Seems like a good idea.

I also haven't been able to produce any tangible performance difference from the pollserver in relation to blocking-mode. In my testing the simple blocking mode is at least on par, but I also haven't found a good way to test srt performance anyways. I have implemented some read/write code in #44 if you want to test it yourself. Just note that the results are all over the place.

But I would say the pollserver is most likely faster than the current non-blocking implementation, so thumbs up for the merge. Just need to get enable_empty fix in I mentioned above.

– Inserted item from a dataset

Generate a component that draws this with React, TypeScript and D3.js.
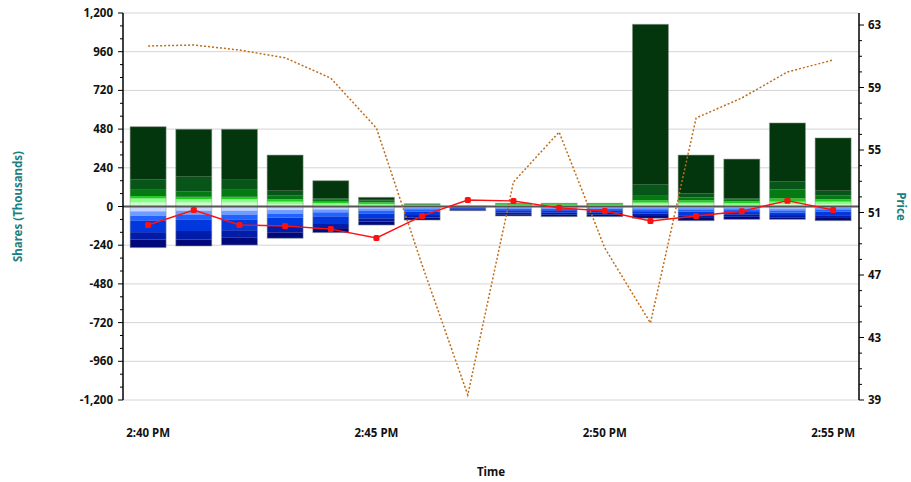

The advantage should be there mostly when there are multiple (many) sockets open, at a minimum it'll reduce the amount of fds created ;) (already saw one of my processes starve due to open file limitations ;) )

gizahNL commented 2 years ago

@jeoliva did you already look at this?

jeoliva commented 2 years ago

@gizahNL , @iSchluff , amazing work. Hats off.